▶ _RECORD EXTRACTS_
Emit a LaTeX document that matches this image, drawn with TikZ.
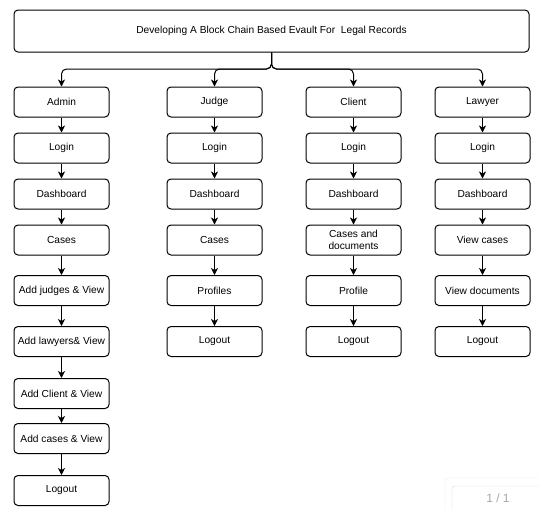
\documentclass[tikz,border=0pt]{standalone}
\usepackage{fontspec}
\setmainfont{Liberation Sans}
\usetikzlibrary{arrows.meta}

\tikzstyle{stepbox}=[draw, line width=1pt, rounded corners=4pt, minimum width=95pt, minimum height=30pt, align=center, font=\fontsize{10.2}{12.3}\selectfont]
\tikzstyle{titlebox}=[stepbox, minimum width=515pt, minimum height=42pt]
\tikzstyle{dep}=[-{Stealth[length=7pt,width=7pt,inset=2pt]}, line width=1pt]

\begin{document}
\begin{tikzpicture}[x=1pt, y=-1pt]
      \useasboundingbox (0,0) rectangle (539,509);
      \node[titlebox] (title) at (271.5, 31) {Developing A Block Chain Based Evault For \ Legal Records};
      % admin column
      \foreach \t/\y [count=\i] in {Admin/102, Login/148, Dashboard/194, Cases/240,
          Add judges \& View/290.5, Add lawyers\& View/341.5, Add Client \& View/393.5,
          Add cases \& View/438.5, Logout/490.5} {%
        \node[stepbox] (a\i) at (61.5, \y) {\t};
      }
      % judge column
      \foreach \t/\y [count=\i] in {Judge/102, Login/148, Dashboard/194, Cases/240,
          Profiles/290.5, Logout/341.5} {%
        \node[stepbox] (j\i) at (214.5, \y) {\t};
      }
      % client column
      \foreach \t/\y [count=\i] in {Client/102, Login/148, Dashboard/194,
          {Cases and\\documents}/240, Profile/290.5, Logout/341.5} {%
        \node[stepbox] (c\i) at (353.5, \y) {\t};
      }
      % lawyer column
      \foreach \t/\y [count=\i] in {Lawyer/102, Login/148, Dashboard/194,
          View cases/240, View documents/290.5, Logout/341.5} {%
        \node[stepbox] (l\i) at (482.5, \y) {\t};
      }
      \coordinate (fork) at (271.5, 69);
      \foreach \n in {a1, j1, c1, l1} {%
        \draw[dep, rounded corners=5pt] (title.south) -- (fork) -| (\n.north);
      }
      \foreach \i [remember=\i as \last (initially 1)] in {2,...,9} {%
        \draw[dep] (a\last) -- (a\i);
      }
      \foreach \col in {j, c, l} {%
        \foreach \i [remember=\i as \last (initially 1)] in {2,...,6} {%
          \draw[dep] (\col\last) -- (\col\i);
        }
      }
      % page counter
      \begin{scope}
        \clip (0,0) rectangle (539,509);
        \draw[black!8, rounded corners=3pt] (445,478) rectangle (560,530);
        \draw[black!15, rounded corners=3pt] (452,486) rectangle (560,530);
        \node[text=black!35, font=\fontsize{12}{14}\selectfont] (page) at (498,498) {1 / 1};
      \end{scope}
    \end{tikzpicture}
\end{document}
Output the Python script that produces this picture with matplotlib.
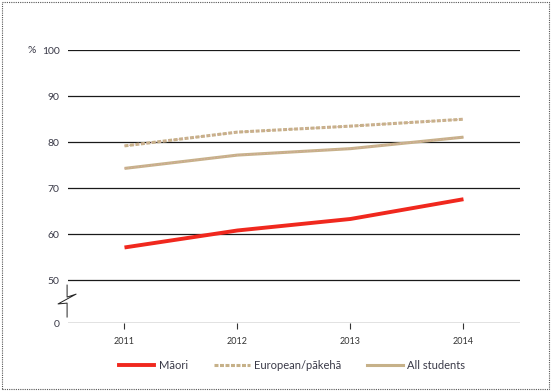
import matplotlib.pyplot as plt
import numpy as np
from matplotlib.patches import Rectangle

years = [2011, 2012, 2013, 2014]
maori = [57.1, 60.8, 63.3, 67.6]
european = [79.2, 82.2, 83.5, 85.0]
all_students = [74.3, 77.2, 78.6, 81.1]

ytick_labels = ['0', '50', '60', '70', '80', '90', '100']
ytick_values = [0, 50, 60, 70, 80, 90, 100]

# the axis is broken between 0 and 50: 0 sits just below 50
zero_pos = 40.6


def to_axis(v):
    return zero_pos if v == 0 else v


plt.rcParams['font.family'] = ['Lato', 'DejaVu Sans']

fig = plt.figure(figsize=(5.51, 3.91), dpi=100)
ax = fig.add_axes([0.1234, 0.1731, 0.8203, 0.6983])

for v in ytick_values:
    ax.axhline(to_axis(v), color='#1a1a1a', lw=0.9, zorder=1)

tan = '#c6b189'
pink = '#dba9a4'
ax.plot(years, maori, color='#f0281e', lw=2.8, solid_capstyle='butt', zorder=3)
ax.plot(years, all_students, color=tan, lw=2.2, solid_capstyle='butt', zorder=3)
ax.plot(years, all_students, color=pink, lw=0.8, ls=(0, (1, 2)), zorder=4)
ax.plot(years, european, color=tan, lw=2.2, ls=(0, (1.3, 0.5)), zorder=3)
ax.plot(years, european, color=pink, lw=0.8, ls=(0, (1, 3)), zorder=4)

ax.set_xlim(2010.5, 2014.5)
ax.set_ylim(zero_pos, 100)
ax.set_xticks(years)
ax.set_xticklabels([str(y) for y in years], fontsize=6.5, color='#333333')
ax.set_yticks([to_axis(v) for v in ytick_values])
ax.set_yticklabels(ytick_labels, fontsize=7.5, color='#3a3a48')
ax.tick_params(axis='y', length=0, pad=6)
ax.tick_params(axis='x', length=4, width=0.8, color='#333333', pad=6)
for s in ax.spines.values():
    s.set_visible(False)

ax.text(-0.072, 1.0, '%', transform=ax.transAxes, ha='right', va='center',
        fontsize=7.5, color='#3a3a48')

# axis break zig-zag
zx = [-0.002, -0.002, 0.018, -0.022, -0.002, -0.002]
zy = [0.140, 0.096, 0.107, 0.071, 0.074, 0.023]
ax.plot(zx, zy, transform=ax.transAxes, color='#222222', lw=0.7, clip_on=False)

# legend
h1, = ax.plot([], [], color='#f0281e', lw=2.8)
h2, = ax.plot([], [], color=tan, lw=2.2, ls=(0, (1.3, 0.5)))
h3, = ax.plot([], [], color=tan, lw=2.2)
fig.legend([h1, h2, h3], ['Māori', 'European/pākehā', 'All students'],
           loc='center', bbox_to_anchor=(0.53, 0.065), ncol=3, frameon=False,
           fontsize=8, handlelength=3.2, handletextpad=0.4, columnspacing=2.35,
           labelcolor='#3a3a48')

fig.patches.append(Rectangle((0.004, 0.004), 0.992, 0.992, transform=fig.transFigure,
                             fill=False, ec='#555555', lw=0.8, ls=(0, (1, 1))))

fig.savefig('out.png', dpi=100)
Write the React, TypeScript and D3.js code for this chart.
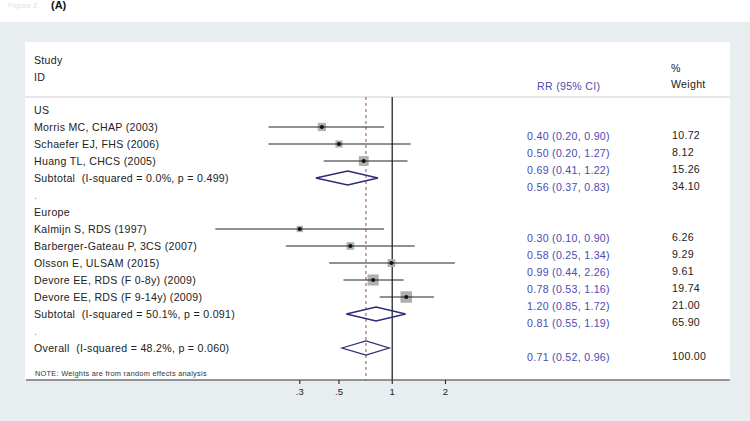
import * as d3 from "d3";

const WIDTH = 750;
const HEIGHT = 421;
const FONT = "'Liberation Sans', Arial, Helvetica, sans-serif";

// rows of the forest plot, top to bottom
const rowLabels = [
  "US",
  "Morris MC, CHAP (2003)",
  "Schaefer EJ, FHS (2006)",
  "Huang TL, CHCS (2005)",
  "Subtotal  (I-squared = 0.0%, p = 0.499)",
  ".",
  "Europe",
  "Kalmijn S, RDS (1997)",
  "Barberger-Gateau P, 3CS (2007)",
  "Olsson E, ULSAM (2015)",
  "Devore EE, RDS (F 0-8y) (2009)",
  "Devore EE, RDS (F 9-14y) (2009)",
  "Subtotal  (I-squared = 50.1%, p = 0.091)",
  ".",
  "Overall  (I-squared = 48.2%, p = 0.060)",
];
const rowKinds = [
  "group", "study", "study", "study", "pooled", "blank",
  "group", "study", "study", "study", "study", "study", "pooled", "blank",
  "pooled",
];
const rrValues = [null, 0.4, 0.5, 0.69, 0.56, null, null, 0.3, 0.58, 0.99, 0.78, 1.2, 0.81, null, 0.71];
const ciLower = [null, 0.2, 0.2, 0.41, 0.37, null, null, 0.1, 0.25, 0.44, 0.53, 0.85, 0.55, null, 0.52];
const ciUpper = [null, 0.9, 1.27, 1.22, 0.83, null, null, 0.9, 1.34, 2.26, 1.16, 1.72, 1.19, null, 0.96];
const weights = [null, 10.72, 8.12, 15.26, 34.1, null, null, 6.26, 9.29, 9.61, 19.74, 21.0, 65.9, null, 100.0];

const overallRR = 0.71;
const xTicks = [0.3, 0.5, 1, 2];
const xTickLabels = [".3", ".5", "1", "2"];

const PANEL = { left: 25, right: 730, top: 42, header: 97, axis: 380 };

// common text style: the source uses a wide Helvetica, so stretch a bit
const txt = { fontSize: 10.6, letterSpacing: 0.3, whiteSpace: "pre" as const };

export default function App() {
  const x = d3.scaleLog().domain([0.5, 2]).range([339, 445.5]);
  const y = d3.scaleLinear().domain([0, 14]).range([110, 348]);
  const boxSide = d3.scaleSqrt().domain([0, 21]).range([0, 11.5]);

  const blue = "#4b4bb3";
  const navy = "#2b2b7a";

  return (
    <svg
      width={WIDTH}
      height={HEIGHT}
      style={{ position: "absolute", left: 0, top: 0, fontFamily: FONT }}
    >
      <rect x={0} y={0} width={WIDTH} height={HEIGHT} fill="#ffffff" />
      <rect x={0} y={22} width={WIDTH} height={HEIGHT - 22} fill="#e8eef0" />
      <rect
        x={PANEL.left}
        y={PANEL.top}
        width={PANEL.right - PANEL.left}
        height={PANEL.axis - PANEL.top}
        fill="#ffffff"
      />

      <text x={8} y={8} fontSize={8} fill="#e2e2e2">Figure 2</text>
      <text x={51} y={9} fontSize={11} fontWeight="bold" fill="#111">(A)</text>

      {/* header */}
      <text x={34} y={60} dy="0.35em" style={txt} fill="#222">Study</text>
      <text x={34} y={77} dy="0.35em" style={txt} fill="#222">ID</text>
      <text x={537} y={86} dy="0.35em" style={txt} fill={blue}>RR (95% CI)</text>
      <text x={671} y={68} dy="0.35em" style={txt} fill="#222">%</text>
      <text x={671} y={84} dy="0.35em" style={txt} fill="#222">Weight</text>
      <line x1={PANEL.left} x2={PANEL.right} y1={PANEL.header} y2={PANEL.header} stroke="#cfcfcf" strokeWidth={1} />

      {/* reference lines */}
      <line
        x1={x(overallRR)}
        x2={x(overallRR)}
        y1={PANEL.header}
        y2={PANEL.axis}
        stroke="#a04848"
        strokeWidth={1}
        strokeDasharray="3,3"
      />
      <line x1={x(1)} x2={x(1)} y1={PANEL.header} y2={PANEL.axis} stroke="#444" strokeWidth={1.5} />

      {/* rows */}
      {rowLabels.map((label, i) => {
        const kind = rowKinds[i];
        const cy = y(i);
        const rr = rrValues[i];
        const lo = ciLower[i];
        const hi = ciUpper[i];
        const w = weights[i];
        return (
          <g key={i}>
            <text
              x={34}
              y={cy}
              dy="0.35em"
              style={txt}
              fill={kind === "blank" ? "#999" : "#222"}
            >
              {label}
            </text>
            {kind === "study" && rr != null && lo != null && hi != null && w != null && (
              <g>
                <rect
                  x={x(rr) - boxSide(w) / 2}
                  y={cy - boxSide(w) / 2}
                  width={boxSide(w)}
                  height={boxSide(w)}
                  fill="#b0b0b0"
                />
                <line x1={x(lo)} x2={x(hi)} y1={cy} y2={cy} stroke="#222" strokeWidth={1} />
                <circle cx={x(rr)} cy={cy} r={2} fill="#111" />
              </g>
            )}
            {kind === "pooled" && rr != null && lo != null && hi != null && (
              <path
                d={`M${x(lo)},${cy}L${x(rr)},${cy - 7}L${x(hi)},${cy}L${x(rr)},${cy + 7}Z`}
                fill="none"
                stroke={navy}
                strokeWidth={1.3}
              />
            )}
            {rr != null && lo != null && hi != null && w != null && (
              <g>
                <text x={527} y={cy + 9} dy="0.35em" style={txt} fill={blue}>
                  {`${rr.toFixed(2)} (${lo.toFixed(2)}, ${hi.toFixed(2)})`}
                </text>
                <text x={672} y={cy + 8} dy="0.35em" style={txt} fill="#222">
                  {w.toFixed(2)}
                </text>
              </g>
            )}
          </g>
        );
      })}

      <text x={35} y={373} dy="0.35em" fontSize={7.4} letterSpacing={0.25} fill="#333">
        NOTE: Weights are from random effects analysis
      </text>

      {/* x axis */}
      <line x1={PANEL.left + 1} x2={PANEL.right} y1={PANEL.axis} y2={PANEL.axis} stroke="#333" strokeWidth={1.2} />
      {xTicks.map((t, i) => (
        <g key={t} transform={`translate(${x(t)},${PANEL.axis})`}>
          <line y1={0} y2={4} stroke="#333" strokeWidth={1.2} />
          <text y={12} dy="0.35em" textAnchor="middle" fontSize={9.5} fill="#222">
            {xTickLabels[i]}
          </text>
        </g>
      ))}
    </svg>
  );
}
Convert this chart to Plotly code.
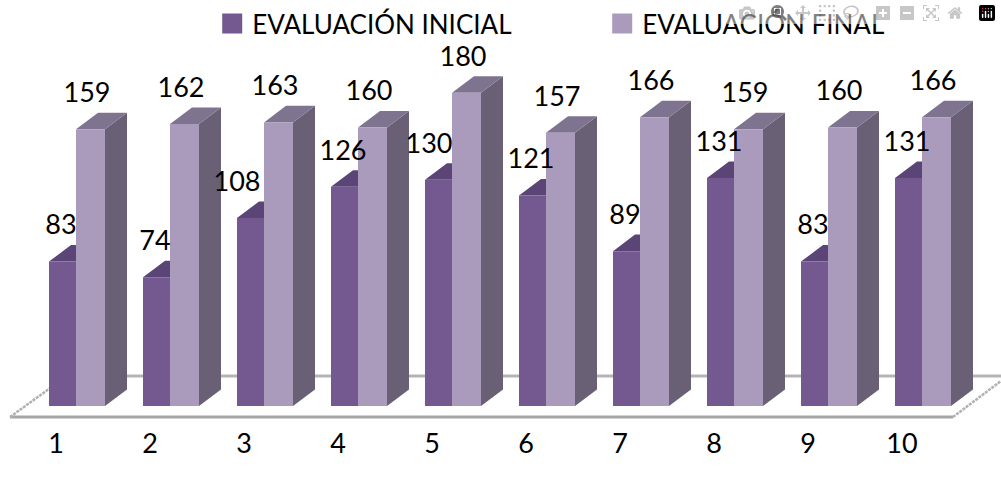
import plotly.graph_objects as go

categories = [1, 2, 3, 4, 5, 6, 7, 8, 9, 10]
evaluacion_inicial = [83, 74, 108, 126, 130, 121, 89, 131, 83, 131]
evaluacion_final = [159, 162, 163, 160, 180, 157, 166, 159, 160, 166]

FONT = "Lato"
PITCH = 94  # px per category

# bar edges relative to the category tick, in category units
A_LEFT, A_RIGHT = -7 / PITCH, 20 / PITCH
B_LEFT, B_RIGHT = 20 / PITCH, 49 / PITCH
DEPTH_X, DEPTH_Y = 22 / PITCH, 9.5
LABEL_Y = 19.5

# a few labels of the first series sit further left in the reference
a_label_nudge = {3: -12, 5: -8}


def faces(vals, left, right):
    # fake the 3D look: side and top parallelograms derived from the values
    side_x, side_y, top_x, top_y = [], [], [], []
    for c, v in zip(categories, vals):
        l, r = c + left, c + right
        side_x += [r, r + DEPTH_X, r + DEPTH_X, r, r, None]
        side_y += [0, DEPTH_Y, v + DEPTH_Y, v, 0, None]
        top_x += [l, r, r + DEPTH_X, l + DEPTH_X, l, None]
        top_y += [v, v, v + DEPTH_Y, v + DEPTH_Y, v, None]
    return side_x, side_y, top_x, top_y


def add_series(fig, name, vals, left, right, front, side, top, z):
    side_x, side_y, top_x, top_y = faces(vals, left, right)
    for xs, ys, color in [(side_x, side_y, side), (top_x, top_y, top)]:
        fig.add_trace(go.Scatter(
            x=xs, y=ys, mode="lines", fill="toself", fillcolor=color,
            line=dict(width=0), showlegend=False, hoverinfo="skip", zorder=z,
        ))
    fig.add_trace(go.Bar(
        x=categories, y=vals, width=right - left, offset=left, name=name,
        marker=dict(color=front, line=dict(width=0)), showlegend=False, zorder=z + 1,
    ))
    # legend swatch is bigger than what a bar trace gives
    fig.add_trace(go.Scatter(
        x=[None], y=[None], mode="markers", name=name,
        marker=dict(symbol="square", size=16, color=front, line=dict(width=4, color=front)),
    ))


fig = go.Figure()
add_series(fig, "EVALUACIÓN INICIAL", evaluacion_inicial, A_LEFT, A_RIGHT,
           "#73598f", "#584473", "#5b4577", 1)
add_series(fig, "EVALUACIÓN FINAL", evaluacion_final, B_LEFT, B_RIGHT,
           "#aa9bbd", "#6a6075", "#7f7490", 3)

fig.add_trace(go.Scatter(
    x=[c + (5 + a_label_nudge.get(c, 0)) / PITCH for c in categories],
    y=[v + LABEL_Y for v in evaluacion_inicial],
    text=evaluacion_inicial, mode="text", textposition="middle center",
    textfont=dict(size=27, color="#000000", family=FONT),
    showlegend=False, hoverinfo="skip", zorder=5,
))
fig.add_trace(go.Scatter(
    x=[c + 31 / PITCH for c in categories],
    y=[v + LABEL_Y for v in evaluacion_final],
    text=evaluacion_final, mode="text", textposition="middle center",
    textfont=dict(size=27, color="#000000", family=FONT),
    showlegend=False, hoverinfo="skip", zorder=5,
))

# floor of the 3D chart, in page fractions
floor_color = "#a6a6a6"
W, H = 1001, 484
floor_lines = [
    (10, 417, 953, 417, 3, "solid", floor_color),
    (60, 376, 1001, 376, 3, "solid", "#b4b4b4"),
    (10, 417, 60, 381, 2.5, "3px,1px", "#b0b0b0"),
    (953, 417, 1001, 381, 2.5, "3px,1px", "#b0b0b0"),
]
shapes = [
    dict(type="line", xref="x domain", yref="paper", layer="below",
         x0=x0 / W, x1=x1 / W, y0=(425 - y0) / 425, y1=(425 - y1) / 425,
         line=dict(color=c, width=w, dash=d))
    for x0, y0, x1, y1, w, d, c in floor_lines
]

fig.update_layout(
    width=W, height=H,
    margin=dict(l=0, r=0, t=0, b=H - 425, pad=0),
    paper_bgcolor="white", plot_bgcolor="white",
    barmode="overlay",
    shapes=shapes,
    font=dict(family=FONT, size=27, color="#000000"),
    legend=dict(
        orientation="h", xref="paper", yref="paper", x=0.212, y=1.0,
        xanchor="left", yanchor="top", bgcolor="rgba(0,0,0,0)",
        font=dict(size=26), entrywidth=345, entrywidthmode="pixels",
        itemclick=False, tracegroupgap=0,
    ),
    xaxis=dict(
        range=[1 - 56 / PITCH, 1 + (W - 56) / PITCH],
        tickmode="array", tickvals=categories, ticktext=[str(c) for c in categories],
        showgrid=False, zeroline=False, showline=False, ticks="",
        tickfont=dict(size=27, family=FONT), automargin=False,
    ),
    yaxis=dict(range=[-19 / 1.74, 406 / 1.74], visible=False, showgrid=False, zeroline=False),
)

fig.write_html("out.html", post_script="document.body.style.margin='0';")
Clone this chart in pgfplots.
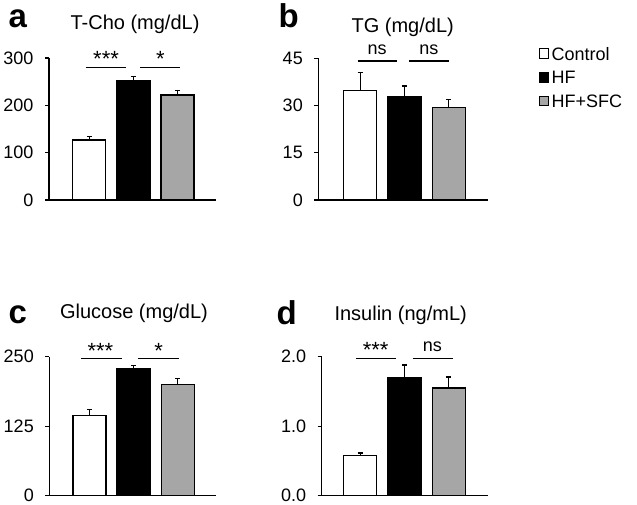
\documentclass[border=0pt]{standalone}
\usepackage{fontspec}
\setmainfont{Liberation Sans}
\usepackage{pgfplots}
\pgfplotsset{compat=1.18}
\definecolor{sfcgray}{RGB}{166,166,166}
\pgfplotsset{
  panel/.style={
    scale only axis, anchor=south west,
    axis x line=bottom, axis y line=left,
    axis line style={line width=1.3pt,-},
    xtick=\empty,
    ytick style={line width=1.3pt, black},
    tick align=outside, major tick length=4pt,
    ymin=0, clip=false,
    tick label style={font=\fontsize{18}{18}\selectfont},
    /pgf/number format/assume math mode=true,
    yticklabel style={xshift=-8pt, inner ysep=0pt},
    ybar, bar width=33pt, bar shift=0pt,
  },
  errs/.style={error bars/.cd, y dir=plus, y explicit,
    error bar style={line width=1.3pt, black},
    error mark options={rotate=90, line width=1.3pt, mark size=2.5pt, black}},
  ctrl/.style={fill=white, draw=black, line width=1.2pt, errs,
    /pgfplots/legend image code/.code={\filldraw[fill=white,draw=black,line width=1pt] (0pt,-2.7pt) rectangle (9.5pt,6.8pt);}},
  hf/.style={fill=black, draw=black, line width=1.2pt, errs,
    /pgfplots/legend image code/.code={\filldraw[fill=black,draw=black,line width=1pt] (0pt,-2.7pt) rectangle (9.5pt,6.8pt);}},
  sfc/.style={fill=sfcgray, draw=black, line width=1.2pt, errs,
    /pgfplots/legend image code/.code={\filldraw[fill=sfcgray,draw=black,line width=1pt] (0pt,-2.7pt) rectangle (9.5pt,6.8pt);}},
}
\newcommand{\tfont}{\fontsize{20}{20}\selectfont}
\newcommand{\sfont}{\fontsize{22}{22}\selectfont}
\newcommand{\nfont}{\fontsize{18}{18}\selectfont}
\newcommand{\lfont}{\fontsize{33}{33}\selectfont\bfseries}
\begin{document}
\begin{tikzpicture}
\useasboundingbox (0pt,0pt) rectangle (637pt,504pt);
% ---------- panel a
\begin{axis}[panel, at={(49pt,304pt)}, width=167pt, height=142pt,
  xmin=0.086, xmax=3.873, ymax=300, ytick={0,100,200,300}]
\addplot[ctrl] coordinates {(1,126.8) +- (0,7.8)};
\addplot[hf] coordinates {(2,252.0) +- (0,8.5)};
\addplot[sfc] coordinates {(3,221.8) +- (0,9.0)};
\draw[line width=1.3pt] (axis cs:0.92,279.5) -- (axis cs:1.83,279.5);
\draw[line width=1.3pt] (axis cs:2.15,279.5) -- (axis cs:3.06,279.5);
\node[anchor=base, font=\sfont, inner sep=0pt] at (axis cs:1.38,281) {***};
\node[anchor=base, font=\sfont, inner sep=0pt] at (axis cs:2.61,281) {*};
\end{axis}
% ---------- panel b
\begin{axis}[panel, at={(318.3pt,304pt)}, width=169.4pt, height=141.7pt,
  xmin=0.054, xmax=3.878, ymax=45, ytick={0,15,30,45},
  legend style={at={(axis description cs:1.281,1.095)}, anchor=north west,
    draw=none, fill=none, font=\nfont,
    nodes={inner sep=0pt, text height=13pt, text depth=4pt},
    row sep=6.8pt, column sep=2.5pt},
  legend cell align=left]
\addplot[ctrl] coordinates {(1,34.9) +- (0,5.6)};
\addlegendentry{Control}
\addplot[hf] coordinates {(2,32.7) +- (0,3.5)};
\addlegendentry{HF}
\addplot[sfc] coordinates {(3,29.4) +- (0,2.5)};
\addlegendentry{HF+SFC}
\draw[line width=1.3pt] (axis cs:0.943,44.14) -- (axis cs:1.824,44.14);
\draw[line width=1.3pt] (axis cs:2.10,44.14) -- (axis cs:3.01,44.14);
\node[anchor=base, font=\nfont, inner sep=0pt] at (axis cs:1.38,46.1) {ns};
\node[anchor=base, font=\nfont, inner sep=0pt] at (axis cs:2.55,46.1) {ns};
\end{axis}
% ---------- panel c
\begin{axis}[panel, at={(49.3pt,8.3pt)}, width=166.7pt, height=139pt,
  xmin=0.09, xmax=3.87, ymax=250, ytick={0,125,250}]
\addplot[ctrl] coordinates {(1,144.9) +- (0,10.0)};
\addplot[hf] coordinates {(2,228.2) +- (0,6.6)};
\addplot[sfc] coordinates {(3,199.8) +- (0,10.7)};
\draw[line width=1.3pt] (axis cs:0.82,246.5) -- (axis cs:1.73,246.5);
\draw[line width=1.3pt] (axis cs:2.10,246.5) -- (axis cs:3.03,246.5);
\node[anchor=base, font=\sfont, inner sep=0pt] at (axis cs:1.25,247.5) {***};
\node[anchor=base, font=\sfont, inner sep=0pt] at (axis cs:2.57,247.5) {*};
\end{axis}
% ---------- panel d
\begin{axis}[panel, at={(321.7pt,8.3pt)}, width=166pt, height=139pt,
  xmin=0.131, xmax=3.878, ymax=2, ytick={0,1,2},
  yticklabel style={/pgf/number format/.cd, fixed, fixed zerofill, precision=1}]
\addplot[ctrl] coordinates {(1,0.573) +- (0,0.04)};
\addplot[hf] coordinates {(2,1.70) +- (0,0.18)};
\addplot[sfc] coordinates {(3,1.55) +- (0,0.16)};
\draw[line width=1.3pt] (axis cs:0.905,1.977) -- (axis cs:1.81,1.977);
\draw[line width=1.3pt] (axis cs:2.185,1.977) -- (axis cs:3.09,1.977);
\node[anchor=base, font=\sfont, inner sep=0pt] at (axis cs:1.35,1.99) {***};
\node[anchor=base, font=\nfont, inner sep=0pt] at (axis cs:2.63,2.07) {ns};
\end{axis}
% ---------- titles and letters
\node[font=\tfont] at (135pt,480pt) {T-Cho (mg/dL)};
\node[font=\tfont] at (402.7pt,477pt) {TG (mg/dL)};
\node[font=\tfont] at (134pt,191pt) {Glucose (mg/dL)};
\node[font=\tfont] at (400.7pt,189pt) {Insulin (ng/mL)};
\node[anchor=base west, font=\lfont, inner sep=0pt] at (8.5pt,476.7pt) {a};
\node[anchor=base west, font=\lfont, inner sep=0pt] at (278.5pt,476.7pt) {b};
\node[anchor=base west, font=\lfont, inner sep=0pt] at (8.5pt,180.7pt) {c};
\node[anchor=base west, font=\lfont, inner sep=0pt] at (276.5pt,180pt) {d};
\end{tikzpicture}
\end{document}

▶ _GOAL_
Write out word for word the lines above that run from the one with "Output the Python" to the one with "from matplotlib.patches import Rectangle". Include both end lines; exclude the images.

▶ _FULL RESPONSE_
Output the Python script that produces this picture with matplotlib.
import matplotlib.pyplot as plt
import numpy as np
from matplotlib.patches import Rectangle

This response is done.